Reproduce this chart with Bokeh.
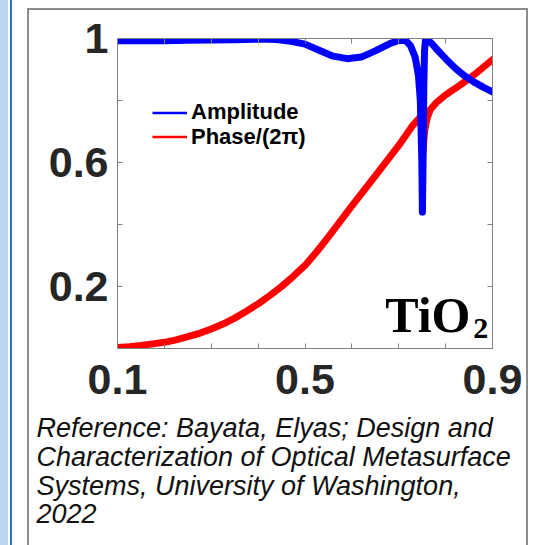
from bokeh.plotting import figure
from bokeh.models import (FixedTicker, LinearAxis, Legend, LegendItem, Label, Title,
                          CustomJSTickFormatter)
from bokeh.embed import file_html
from bokeh.resources import INLINE

# ---------------- data ----------------
amp_x = [0.10, 0.15, 0.20, 0.25, 0.30, 0.35, 0.40, 0.44, 0.47, 0.50, 0.53, 0.56,
         0.59, 0.62, 0.65, 0.68, 0.70, 0.715, 0.725, 0.735, 0.742, 0.746, 0.749,
         0.7505, 0.752, 0.7535, 0.755, 0.757, 0.76, 0.77, 0.78, 0.80, 0.82, 0.84,
         0.86, 0.88, 0.90]
amp_y = [0.993, 0.993, 0.993, 0.994, 0.995, 0.996, 0.998, 0.997, 0.991, 0.982, 0.962, 0.943,
         0.935, 0.940, 0.960, 0.983, 0.994, 0.993, 0.977, 0.940, 0.880, 0.800, 0.620,
         0.440, 0.620, 0.850, 0.960, 0.995, 0.997, 0.985, 0.967, 0.935, 0.905, 0.880,
         0.860, 0.843, 0.828]

phase_x = [0.10, 0.125, 0.15, 0.175, 0.20, 0.225, 0.25, 0.275, 0.30, 0.325, 0.35, 0.375,
           0.40, 0.425, 0.45, 0.475, 0.50, 0.525, 0.55, 0.60, 0.65, 0.70, 0.73, 0.745,
           0.749, 0.7505, 0.752, 0.755, 0.76, 0.767, 0.78, 0.80, 0.83, 0.86, 0.90]
phase_y = [0.003, 0.006, 0.010, 0.015, 0.020, 0.028, 0.038, 0.049, 0.063, 0.079, 0.098, 0.120,
           0.144, 0.171, 0.200, 0.233, 0.268, 0.312, 0.360, 0.460, 0.557, 0.655, 0.720, 0.745,
           0.750, 0.620, 0.640, 0.700, 0.740, 0.770, 0.793, 0.818, 0.849, 0.882, 0.932]

x_major = [0.1, 0.5, 0.9]
x_minor = [0.2, 0.3, 0.4, 0.6, 0.7, 0.8]
y_major = [0.2, 0.6, 1.0]
y_minor = [0.0, 0.4, 0.8]

series_names = ["Amplitude", "Phase/(2\u03c0)"]
material = "TiO"
material_sub = "2"
caption_lines = ["Reference: Bayata, Elyas; Design and",
                 "Characterization of Optical Metasurface",
                 "Systems, University of Washington,",
                 "2022"]

W, H = 533, 545
p = figure(width=W, height=H, x_range=(0.1, 0.9), y_range=(0.0, 1.0),
           output_backend="svg", toolbar_location=None,
           min_border_left=117, min_border_right=41, min_border_top=38,
           min_border_bottom=197)
p.background_fill_color = "white"
p.border_fill_alpha = 0
p.outline_line_color = "#808080"
p.outline_line_width = 1
p.xgrid.visible = False
p.ygrid.visible = False

# page decoration behind the transparent canvas border: blue strip and grey box
p.styles = {"background": (
    "linear-gradient(#bcd6ef,#bcd6ef) 0px 0px / 8px 100% no-repeat,"
    "linear-gradient(#2f6fc0,#2f6fc0) 10px 0px / 2px 100% no-repeat,"
    "linear-gradient(#8c8c8c,#8c8c8c) 27px 8px / 2px 100% no-repeat,"
    "linear-gradient(#8c8c8c,#8c8c8c) 526px 8px / 2px 100% no-repeat,"
    "linear-gradient(#8c8c8c,#8c8c8c) 27px 8px / 501px 2px no-repeat,"
    "#ffffff")}

fmt = CustomJSTickFormatter(code="return String(Math.round(tick*10)/10);")

def style_axis(ax):
    ax.axis_line_color = "#808080"
    ax.major_tick_line_color = "#808080"
    ax.minor_tick_line_color = "#808080"
    ax.major_tick_in = 5
    ax.major_tick_out = 0
    ax.minor_tick_in = 5
    ax.minor_tick_out = 0
    ax.formatter = fmt
    ax.major_label_text_font = "Liberation Sans"
    ax.major_label_text_font_style = "bold"
    ax.major_label_text_font_size = "43px"
    ax.major_label_text_color = "#262626"

p.xaxis.ticker = FixedTicker(ticks=x_major, minor_ticks=x_minor)
p.yaxis.ticker = FixedTicker(ticks=y_major, minor_ticks=y_minor)
style_axis(p.xaxis[0])
style_axis(p.yaxis[0])
p.xaxis[0].major_label_standoff = 16
p.yaxis[0].major_label_standoff = 9

# mirrored tick marks on top and right, without labels (all ticks as minor ticks)
top_ax = LinearAxis(ticker=FixedTicker(ticks=[], minor_ticks=x_major + x_minor))
style_axis(top_ax)
p.add_layout(top_ax, "above")
right_ax = LinearAxis(ticker=FixedTicker(ticks=[], minor_ticks=y_major + y_minor))
style_axis(right_ax)
p.add_layout(right_ax, "right")

# curves (thin copies underneath supply the thin legend samples)
leg_p = p.line(phase_x, phase_y, line_color="#ff0000", line_width=2.5)
p.line(phase_x, phase_y, line_color="#ff0000", line_width=7, line_join="round", line_cap="round")
leg_a = p.line(amp_x, amp_y, line_color="#0000ff", line_width=2.5)
p.line(amp_x, amp_y, line_color="#0000ff", line_width=7, line_join="round", line_cap="round")

# one single-row legend per series, so the rows can sit as tightly as in the original
for name, rend, loc_y in [(series_names[0], leg_a, 223), (series_names[1], leg_p, 198.5)]:
    p.add_layout(Legend(items=[LegendItem(label=name, renderers=[rend])],
                        location=(35, loc_y), glyph_width=35, glyph_height=21,
                        label_height=21, label_standoff=4, padding=0, margin=0,
                        border_line_alpha=0, background_fill_alpha=0,
                        label_text_font="Liberation Sans", label_text_font_style="bold",
                        label_text_font_size="22px", label_text_color="black"), "center")

# material label
p.add_layout(Label(x=0.853, y=0.108, text=material, text_align="right",
                   text_baseline="alphabetic", text_font="Liberation Serif",
                   text_font_style="bold", text_font_size="50px", text_color="black"))
p.add_layout(Label(x=0.891, y=0.064, text=material_sub, text_align="right",
                   text_baseline="alphabetic", text_font="Liberation Serif",
                   text_font_style="bold", text_font_size="30px", text_color="black"))

# caption, under the x axis
p.add_layout(Title(text="\n".join(caption_lines), align="left", offset=-81, standoff=30,
                   text_font="Liberation Sans", text_font_style="italic",
                   text_font_size="27px", text_line_height=0.96,
                   text_baseline="alphabetic", text_color="#111111"), "below")

open("out.html", "w").write(file_html(p, INLINE))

* Work required:
Output an exact copy of the material, with the pictures removed.

* Response:
Reproduce this chart with Bokeh.
from bokeh.plotting import figure
from bokeh.models import (FixedTicker, LinearAxis, Legend, LegendItem, Label, Title,
                          CustomJSTickFormatter)
from bokeh.embed import file_html
from bokeh.resources import INLINE

# ---------------- data ----------------
amp_x = [0.10, 0.15, 0.20, 0.25, 0.30, 0.35, 0.40, 0.44, 0.47, 0.50, 0.53, 0.56,
         0.59, 0.62, 0.65, 0.68, 0.70, 0.715, 0.725, 0.735, 0.742, 0.746, 0.749,
         0.7505, 0.752, 0.7535, 0.755, 0.757, 0.76, 0.77, 0.78, 0.80, 0.82, 0.84,
         0.86, 0.88, 0.90]
amp_y = [0.993, 0.993, 0.993, 0.994, 0.995, 0.996, 0.998, 0.997, 0.991, 0.982, 0.962, 0.943,
         0.935, 0.940, 0.960, 0.983, 0.994, 0.993, 0.977, 0.940, 0.880, 0.800, 0.620,
         0.440, 0.620, 0.850, 0.960, 0.995, 0.997, 0.985, 0.967, 0.935, 0.905, 0.880,
         0.860, 0.843, 0.828]

phase_x = [0.10, 0.125, 0.15, 0.175, 0.20, 0.225, 0.25, 0.275, 0.30, 0.325, 0.35, 0.375,
           0.40, 0.425, 0.45, 0.475, 0.50, 0.525, 0.55, 0.60, 0.65, 0.70, 0.73, 0.745,
           0.749, 0.7505, 0.752, 0.755, 0.76, 0.767, 0.78, 0.80, 0.83, 0.86, 0.90]
phase_y = [0.003, 0.006, 0.010, 0.015, 0.020, 0.028, 0.038, 0.049, 0.063, 0.079, 0.098, 0.120,
           0.144, 0.171, 0.200, 0.233, 0.268, 0.312, 0.360, 0.460, 0.557, 0.655, 0.720, 0.745,
           0.750, 0.620, 0.640, 0.700, 0.740, 0.770, 0.793, 0.818, 0.849, 0.882, 0.932]

x_major = [0.1, 0.5, 0.9]
x_minor = [0.2, 0.3, 0.4, 0.6, 0.7, 0.8]
y_major = [0.2, 0.6, 1.0]
y_minor = [0.0, 0.4, 0.8]

series_names = ["Amplitude", "Phase/(2\u03c0)"]
material = "TiO"
material_sub = "2"
caption_lines = ["Reference: Bayata, Elyas; Design and",
                 "Characterization of Optical Metasurface",
                 "Systems, University of Washington,",
                 "2022"]

W, H = 533, 545
p = figure(width=W, height=H, x_range=(0.1, 0.9), y_range=(0.0, 1.0),
           output_backend="svg", toolbar_location=None,
           min_border_left=117, min_border_right=41, min_border_top=38,
           min_border_bottom=197)
p.background_fill_color = "white"
p.border_fill_alpha = 0
p.outline_line_color = "#808080"
p.outline_line_width = 1
p.xgrid.visible = False
p.ygrid.visible = False

# page decoration behind the transparent canvas border: blue strip and grey box
p.styles = {"background": (
    "linear-gradient(#bcd6ef,#bcd6ef) 0px 0px / 8px 100% no-repeat,"
    "linear-gradient(#2f6fc0,#2f6fc0) 10px 0px / 2px 100% no-repeat,"
    "linear-gradient(#8c8c8c,#8c8c8c) 27px 8px / 2px 100% no-repeat,"
    "linear-gradient(#8c8c8c,#8c8c8c) 526px 8px / 2px 100% no-repeat,"
    "linear-gradient(#8c8c8c,#8c8c8c) 27px 8px / 501px 2px no-repeat,"
    "#ffffff")}

fmt = CustomJSTickFormatter(code="return String(Math.round(tick*10)/10);")

def style_axis(ax):
    ax.axis_line_color = "#808080"
    ax.major_tick_line_color = "#808080"
    ax.minor_tick_line_color = "#808080"
    ax.major_tick_in = 5
    ax.major_tick_out = 0
    ax.minor_tick_in = 5
    ax.minor_tick_out = 0
    ax.formatter = fmt
    ax.major_label_text_font = "Liberation Sans"
    ax.major_label_text_font_style = "bold"
    ax.major_label_text_font_size = "43px"
    ax.major_label_text_color = "#262626"

p.xaxis.ticker = FixedTicker(ticks=x_major, minor_ticks=x_minor)
p.yaxis.ticker = FixedTicker(ticks=y_major, minor_ticks=y_minor)
style_axis(p.xaxis[0])
style_axis(p.yaxis[0])
p.xaxis[0].major_label_standoff = 16
p.yaxis[0].major_label_standoff = 9

# mirrored tick marks on top and right, without labels (all ticks as minor ticks)
top_ax = LinearAxis(ticker=FixedTicker(ticks=[], minor_ticks=x_major + x_minor))
style_axis(top_ax)
p.add_layout(top_ax, "above")
right_ax = LinearAxis(ticker=FixedTicker(ticks=[], minor_ticks=y_major + y_minor))
style_axis(right_ax)
p.add_layout(right_ax, "right")

# curves (thin copies underneath supply the thin legend samples)
leg_p = p.line(phase_x, phase_y, line_color="#ff0000", line_width=2.5)
p.line(phase_x, phase_y, line_color="#ff0000", line_width=7, line_join="round", line_cap="round")
leg_a = p.line(amp_x, amp_y, line_color="#0000ff", line_width=2.5)
p.line(amp_x, amp_y, line_color="#0000ff", line_width=7, line_join="round", line_cap="round")

# one single-row legend per series, so the rows can sit as tightly as in the original
for name, rend, loc_y in [(series_names[0], leg_a, 223), (series_names[1], leg_p, 198.5)]:
    p.add_layout(Legend(items=[LegendItem(label=name, renderers=[rend])],
                        location=(35, loc_y), glyph_width=35, glyph_height=21,
                        label_height=21, label_standoff=4, padding=0, margin=0,
                        border_line_alpha=0, background_fill_alpha=0,
                        label_text_font="Liberation Sans", label_text_font_style="bold",
                        label_text_font_size="22px", label_text_color="black"), "center")

# material label
p.add_layout(Label(x=0.853, y=0.108, text=material, text_align="right",
                   text_baseline="alphabetic", text_font="Liberation Serif",
                   text_font_style="bold", text_font_size="50px", text_color="black"))
p.add_layout(Label(x=0.891, y=0.064, text=material_sub, text_align="right",
                   text_baseline="alphabetic", text_font="Liberation Serif",
                   text_font_style="bold", text_font_size="30px", text_color="black"))

# caption, under the x axis
p.add_layout(Title(text="\n".join(caption_lines), align="left", offset=-81, standoff=30,
                   text_font="Liberation Sans", text_font_style="italic",
                   text_font_size="27px", text_line_height=0.96,
                   text_baseline="alphabetic", text_color="#111111"), "below")

open("out.html", "w").write(file_html(p, INLINE))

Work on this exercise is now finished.